Ciertamente que para eso no me alcanzan mis fuerzas naturales, el límite finito de mi pericardio, el débil amor de mi humano querer, pero precisamente el evangelio de hoy sigue inmediatamente a la parábola de la vid que escuchamos el domingo pasado: el amor de Dios que nos crea no es solo una fuerza que nos sostiene en el ser; mediante el bautismo se hace savia potente, en nosotros sus sarmientos, y tomando nuestros tibios afectos y libidos los hace capaces de ser vehículos del vendaval de amor de su propio existir. El amor cristiano no es cualquier amor, es la virtud ¡es decir la fuerza! teologal de la caridad, que ya no es puramente humana, sino participación sobrenatural del mismísimo querer divino.

Realmente Dios se hace, en Cristo, amigo mío porque, ya asegurado su amor por mi, me da la posibilidad de amarlo a mi vez desde su rango, su posición, su riqueza, que ha hecho míos por la gracia, por haberme adoptado como hijo, hermano de Cristo el Señor. Y no es que Dios, como un rey que sale de su palacio, como el patrón que se digna visitar la matera de los peones, condescienda a visitarnos en nuestras villas miserias; no: nos eleva a la nobleza de su Hijo y nos invita a vivir en su casa.

Tampoco el de esta amistad es un amor cualquiera, porque está medido por el bien que Dios quiere para los suyos: no cualquier bien inferior de esos que nosotros, obtusos, buscamos ansiosamente, sino nada menos que acceder a su propia gloria, a su propia perfección. Como no es al amor cualquiera aquel a que me impulsa cuando nos dice "que os améis los unos a los otros". El amor que nos manda que nos tengamos es el que busca la perfección y la santidad para el amigo, para el hermano, para el hijo, para el marido, para los demás...

¡Que tragedia que la palabra amor sirva para designar tantos afectos bobos, tantas tonterías, tanta estupidez sentimental, tanta atracción frívola!

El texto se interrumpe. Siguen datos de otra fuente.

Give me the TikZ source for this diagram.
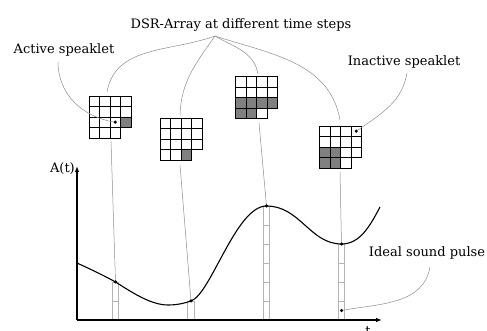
\documentclass[tikz,border=0pt]{standalone}
\usepackage{fontspec}
\setmainfont{DejaVu Serif}
\usetikzlibrary{arrows.meta}
\definecolor{ink}{HTML}{000000}
\definecolor{cellon}{HTML}{808080}
\definecolor{barline}{HTML}{B4B4B4}
\definecolor{leadgray}{HTML}{8C8C8C}
\tikzset{
  every node/.style={font=\fontsize{13}{15.5}\selectfont},
  cell/.style={draw=ink, line width=0.8pt, minimum size=10.5pt, inner sep=0pt, outer sep=0pt},
  oncell/.style={cell, fill=cellon},
  level/.style={draw=barline, line width=0.9pt, minimum width=6.5pt, minimum height=19pt,
                inner sep=0pt, outer sep=0pt},
  lead/.style={draw=leadgray, line width=0.5pt},
  axis/.style={-{Latex[length=6pt, width=4.5pt]}, line width=1.1pt, draw=ink},
  pulse/.style={line width=1.1pt, draw=ink},
  lbl/.style={inner sep=0pt, text=ink},
  spot/.style={circle, fill=ink, inner sep=0pt, minimum size=3.5pt},
}
% 4x4 speaklet array without its lower right cell; #4 lists the active cells (row/col)
\newcommand{\dsrgrid}[4]{%
  \foreach \r/\n in {1/4,2/4,3/4,4/3}
    \foreach \c in {1,...,\n}
      \node[cell] (#1-\r-\c) at ({#2+10.5*\c-5.25},{#3-10.5*\r+5.25}) {};
  \foreach \r/\c in {#4}
    \node[oncell] at (#1-\r-\c) {};
}

\begin{document}
\begin{tikzpicture}[x=1pt, y=1pt]
\useasboundingbox (0,0) rectangle (487,331);

% --- quantisation levels under each sample ---
\foreach \x/\n [count=\k] in {115.5/2, 191/1, 266.5/6, 341.5/4}
  \foreach \i in {1,...,\n}
    \node[level] (bar\k-\i) at (\x, {1.5+19*\i}) {};

% --- axes ---
\coordinate (o) at (77,11);
\coordinate (ytop) at (77,165);
\coordinate (xend) at (382,11);
\draw[axis] (o) -- (ytop);
\draw[axis] (o) -- (xend);
\node[lbl, anchor=east] (alabel) at (75,162) {A(t)};
\node[lbl, anchor=north] (tlabel) at (368,5) {t};

% --- sampled pulse ---
\node[spot] (s1) at (115.5,49) {};
\node[spot] (s2) at (191,30) {};
\node[spot] (s3) at (266.5,125) {};
\node[spot] (s4) at (341.5,87) {};
\draw[pulse] (77,68) .. controls (90,62) and (103,56) .. (s1.center)
  .. controls (130,40) and (150,26) .. (168,26)
  .. controls (178,26) and (185,28) .. (s2.center)
  .. controls (211,37) and (236,125) .. (s3.center)
  .. controls (300,125) and (310,87) .. (s4.center)
  .. controls (360,87) and (370,105) .. (380,124);

% --- DSR arrays ---
\dsrgrid{g1}{89}{235}{3/4}
\dsrgrid{g2}{160}{213}{4/3}
\dsrgrid{g3}{235.5}{254.5}{3/1,3/2,3/3,3/4,4/1,4/2}
\dsrgrid{g4}{319.5}{205}{3/1,3/2,4/1,4/2}
\node[spot] (adot) at (g1-3-3) {};
\node[spot] (idot) at (g4-1-4) {};
\node[spot] (pdot) at (bar4-1) {};

% arrays down to their samples
\coordinate (g1b) at (111,189.5);
\coordinate (g2b) at (180,166);
\coordinate (g3b) at (259,208);
\coordinate (g4b) at (340,159);
\draw[lead] (g1b) -- (s1);
\draw[lead] (g2b) -- (s2);
\draw[lead] (g3b) -- (s3);
\draw[lead] (g4b) -- (s4);

% --- labels ---
\node[lbl] (title) at (241,306) {DSR-Array at different time steps};
\coordinate (hub) at (215,295);
\coordinate (g1t) at (107,239);
\coordinate (g2t) at (180,216);
\coordinate (g3t) at (258,257);
\coordinate (g4t) at (340,211);
\draw[lead] (hub) to[out=200, in=80] (g1t);
\draw[lead] (hub) to[out=235, in=88] (g2t);
\draw[lead] (hub) to[out=-30, in=100] (g3t);
\draw[lead] (hub) to[out=-18, in=100] (g4t);

\node[lbl] (active) at (64,281) {Active speaklet};
\coordinate (activeb) at (58,269);
\draw[lead] (activeb) to[out=-90, in=170] (adot);

\node[lbl] (inactive) at (404,269) {Inactive speaklet};
\coordinate (inactiveb) at (407,258);
\draw[lead] (inactiveb) to[out=-100, in=35] (idot);

\node[lbl] (ideal) at (427,78) {Ideal sound pulse};
\coordinate (idealb) at (430,64);
\draw[lead] (idealb) to[out=-100, in=10] (pdot);

\end{tikzpicture}
\end{document}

Dejémonos amar por Dios, por Jesús. Que Él, que nos ha elegido antes que nosotros lo amemos y elijamos a El, nos ayude a devolverle ese amor en amistad, en ese servicio de hombre libre que devuelve el querer del otro en lealtad, compromiso y frutos. Y que esa amistad llene de gozo nuestra vida cristiana, nos impulse a cumplir los deseos del amigo y, en la oración -coloquio de los amigos- nos siga revelando sus secretos y nos inunde, contagie, enferme, de su amor.